WHAT YOU WILL DO:
Only the lines from the top of the listing below to the line that has "const fmt = v" should be echoed, with both ends kept and pictures left out.

STORED DATA:
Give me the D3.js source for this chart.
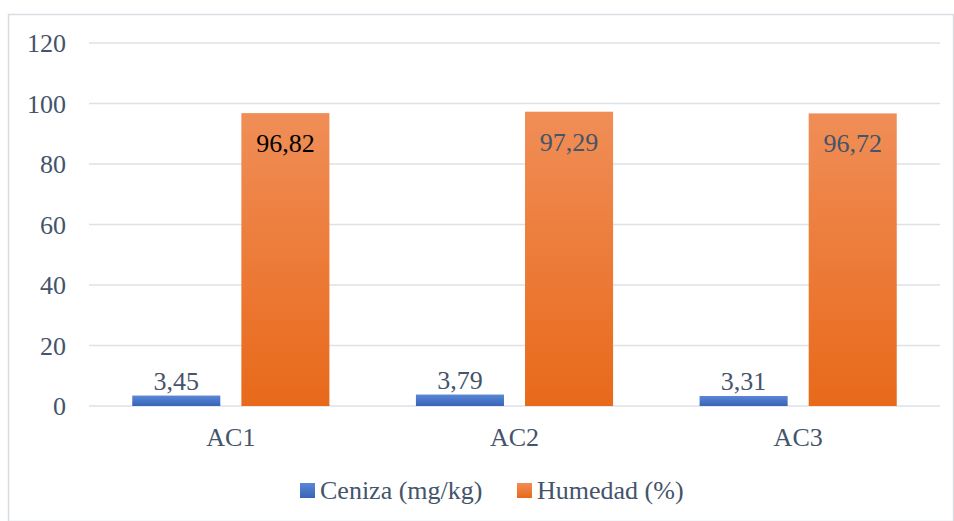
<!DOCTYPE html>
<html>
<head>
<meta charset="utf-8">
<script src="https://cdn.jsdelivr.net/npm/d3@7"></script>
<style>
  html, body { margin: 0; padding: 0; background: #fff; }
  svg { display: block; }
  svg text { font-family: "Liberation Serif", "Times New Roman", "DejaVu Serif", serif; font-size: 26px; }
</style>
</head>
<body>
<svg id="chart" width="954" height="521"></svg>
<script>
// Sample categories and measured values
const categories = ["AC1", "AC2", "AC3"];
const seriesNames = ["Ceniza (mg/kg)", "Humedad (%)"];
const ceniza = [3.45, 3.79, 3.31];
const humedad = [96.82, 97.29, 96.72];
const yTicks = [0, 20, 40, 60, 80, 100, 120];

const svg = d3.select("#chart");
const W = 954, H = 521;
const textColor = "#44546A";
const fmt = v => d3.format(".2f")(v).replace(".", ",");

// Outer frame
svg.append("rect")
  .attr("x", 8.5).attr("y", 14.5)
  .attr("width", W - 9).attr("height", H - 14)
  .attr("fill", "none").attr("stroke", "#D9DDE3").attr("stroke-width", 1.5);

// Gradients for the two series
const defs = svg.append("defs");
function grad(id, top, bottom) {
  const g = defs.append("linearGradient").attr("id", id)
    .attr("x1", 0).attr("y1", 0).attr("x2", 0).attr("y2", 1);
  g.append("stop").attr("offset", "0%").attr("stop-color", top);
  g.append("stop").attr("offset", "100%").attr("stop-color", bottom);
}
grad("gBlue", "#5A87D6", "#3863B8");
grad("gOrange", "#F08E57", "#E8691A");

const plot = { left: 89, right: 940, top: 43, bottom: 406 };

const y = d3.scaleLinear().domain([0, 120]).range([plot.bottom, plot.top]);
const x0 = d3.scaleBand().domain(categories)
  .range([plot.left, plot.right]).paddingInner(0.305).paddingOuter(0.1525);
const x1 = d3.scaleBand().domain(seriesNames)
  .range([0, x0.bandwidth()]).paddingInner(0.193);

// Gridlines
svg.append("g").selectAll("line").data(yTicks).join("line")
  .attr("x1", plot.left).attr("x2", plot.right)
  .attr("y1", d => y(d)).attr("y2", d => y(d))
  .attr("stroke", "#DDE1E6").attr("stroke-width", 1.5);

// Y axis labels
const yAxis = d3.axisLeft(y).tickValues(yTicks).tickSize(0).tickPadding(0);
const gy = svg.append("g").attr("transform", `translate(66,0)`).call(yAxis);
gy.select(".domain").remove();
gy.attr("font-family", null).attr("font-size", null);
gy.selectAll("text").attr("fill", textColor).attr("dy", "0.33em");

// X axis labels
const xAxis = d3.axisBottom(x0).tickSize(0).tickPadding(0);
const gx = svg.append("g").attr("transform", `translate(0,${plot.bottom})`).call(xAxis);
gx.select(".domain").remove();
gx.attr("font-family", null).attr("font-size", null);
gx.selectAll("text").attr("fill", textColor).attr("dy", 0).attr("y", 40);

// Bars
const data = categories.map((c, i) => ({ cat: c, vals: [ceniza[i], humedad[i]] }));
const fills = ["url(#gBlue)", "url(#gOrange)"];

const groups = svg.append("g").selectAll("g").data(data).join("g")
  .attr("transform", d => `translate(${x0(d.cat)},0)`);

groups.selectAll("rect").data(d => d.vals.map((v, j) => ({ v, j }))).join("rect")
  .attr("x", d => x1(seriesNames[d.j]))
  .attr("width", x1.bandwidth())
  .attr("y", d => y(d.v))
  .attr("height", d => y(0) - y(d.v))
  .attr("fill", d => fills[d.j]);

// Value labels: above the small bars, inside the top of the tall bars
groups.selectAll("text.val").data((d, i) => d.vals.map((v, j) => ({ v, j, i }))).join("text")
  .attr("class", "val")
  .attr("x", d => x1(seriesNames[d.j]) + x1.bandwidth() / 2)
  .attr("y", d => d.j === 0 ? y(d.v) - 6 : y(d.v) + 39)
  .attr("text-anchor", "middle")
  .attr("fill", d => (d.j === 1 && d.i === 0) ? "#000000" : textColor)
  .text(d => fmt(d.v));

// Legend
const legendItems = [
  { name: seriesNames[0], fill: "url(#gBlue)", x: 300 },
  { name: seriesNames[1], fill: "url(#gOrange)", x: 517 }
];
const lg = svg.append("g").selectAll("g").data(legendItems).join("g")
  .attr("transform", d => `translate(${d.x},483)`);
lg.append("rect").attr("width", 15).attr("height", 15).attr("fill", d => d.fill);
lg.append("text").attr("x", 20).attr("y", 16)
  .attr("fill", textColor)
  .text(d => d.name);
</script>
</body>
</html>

RESPONSE FOR THIS EXERCISE:
Give me the D3.js source for this chart.
<!DOCTYPE html>
<html>
<head>
<meta charset="utf-8">
<script src="https://cdn.jsdelivr.net/npm/d3@7"></script>
<style>
  html, body { margin: 0; padding: 0; background: #fff; }
  svg { display: block; }
  svg text { font-family: "Liberation Serif", "Times New Roman", "DejaVu Serif", serif; font-size: 26px; }
</style>
</head>
<body>
<svg id="chart" width="954" height="521"></svg>
<script>
// Sample categories and measured values
const categories = ["AC1", "AC2", "AC3"];
const seriesNames = ["Ceniza (mg/kg)", "Humedad (%)"];
const ceniza = [3.45, 3.79, 3.31];
const humedad = [96.82, 97.29, 96.72];
const yTicks = [0, 20, 40, 60, 80, 100, 120];

const svg = d3.select("#chart");
const W = 954, H = 521;
const textColor = "#44546A";
const fmt = v => d3.format(".2f")(v).replace(".", ",");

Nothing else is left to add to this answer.